You need to one hot encode your labels (should be a 44k x 14 array of 1s and 0s).

You can code one yourself or use OneHotEncoder from sklearn.preprocessing (create instance and use the fit_transform method).

(oskar) #44

Hi - I’m pretty new to programming in python and don’t really understand everything. Maybe someone can help :slight_smile:
When I called vgg.get_batches(…), I get the batches, but how do I know what these batches exactly are? What are all the properties of the batches (e.g how would I know that you can access filenames through the batches)?

(Corbin Albert) #45

@oskar, my recommendation would be to follow the code down the trail.
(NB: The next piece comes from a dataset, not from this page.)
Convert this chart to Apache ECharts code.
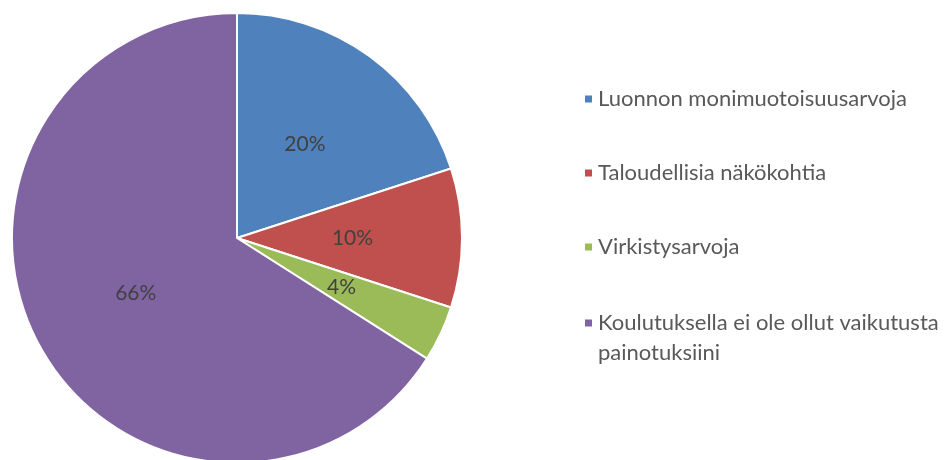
<!DOCTYPE html>
<html lang="fi">
  <head>
    <meta charset="UTF-8" />
    <title>Painotukset</title>
    <style>
      html, body { margin: 0; padding: 0; background: #fff; }
      #main { width: 946px; height: 460px; }
    </style>
  </head>
  <body>
    <script src="https://cdn.jsdelivr.net/npm/echarts@6/dist/echarts.min.js"></script>
    <div id="main"></div>
    <script>
      const categories = [
        'Luonnon monimuotoisuusarvoja',
        'Taloudellisia näkökohtia',
        'Virkistysarvoja',
        'Koulutuksella ei ole ollut vaikutusta painotuksiini'
      ]
      const values = [20, 10, 4, 66]
      const colors = ['#4F81BD', '#C0504D', '#9BBB59', '#8064A2']
      // how the long legend entry wraps in the original
      const wrapped = 'Koulutuksella ei ole ollut vaikutusta\npainotuksiini'

      const font = 'Lato, "Open Sans", sans-serif'
      const chart = echarts.init(document.getElementById('main'))

      const legendBase = {
        orient: 'vertical',
        left: 578,
        icon: 'rect',
        itemWidth: 9,
        itemHeight: 9,
        itemGap: 44,
        selectedMode: false,
        textStyle: {
          fontFamily: font,
          fontSize: 22,
          color: '#595959',
          lineHeight: 30
        }
      }

      chart.setOption({
        animation: false,
        color: colors,
        legend: [
          {
            ...legendBase,
            top: 79,
            data: categories.slice(0, 3)
          },
          {
            // blank first line keeps the marker level with the first text line
            ...legendBase,
            top: 273,
            formatter: () => '\n' + wrapped,
            data: categories.slice(3)
          }
        ],
        series: [
          {
            type: 'pie',
            center: [237, 238],
            radius: 225,
            startAngle: 90,
            clockwise: true,
            itemStyle: { borderColor: '#fff', borderWidth: 2 },
            label: {
              position: 'inside',
              formatter: '{c}%',
              fontFamily: font,
              fontSize: 21,
              color: '#404040'
            },
            labelLine: { show: false },
            emphasis: { disabled: true },
            data: categories.map((name, i) => ({ name, value: values[i] }))
          }
        ]
      })
    </script>
  </body>
</html>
So in your jupyter notebook, after you have imported utils, make a new code line and run the following: ??get_batches

This is going to show you that it is returning a gen.flow_from_directory object. What is gen? Let’s look in the arguments to the function. Looks like it’s an image.ImageDataGenerator(). So now in your python notebook, you can type in ??image.ImageDataGenerator.flow_from_directory and run the code. You’ll find it returns a DirectoryIterator.

Well damn, what the hell is that? Time to bust out the ol’ trusty google. Searching ‘DirectoryIterator Keras’ will point you to the top link:, which is the actual method. You could have run ??image.DirectoryIterator in your jupyter notebook, but there was not an imediately easy way to know it would belong to image and not image.ImageDataGenerator or what-have-you.

If you go to line 893, you’ll find the Directory Iterator, with all the attributes you could ever hope to know about! And that is, eventually, what get_batches returns to you.

Hope this helps, let me know if anything is still unclear!

(oskar) #46

@corbin, thank you for the answer, this helps a lot.

(Tait Larson) #48

This happens when you accidentally install Keras 2 instead of Keras 1.2.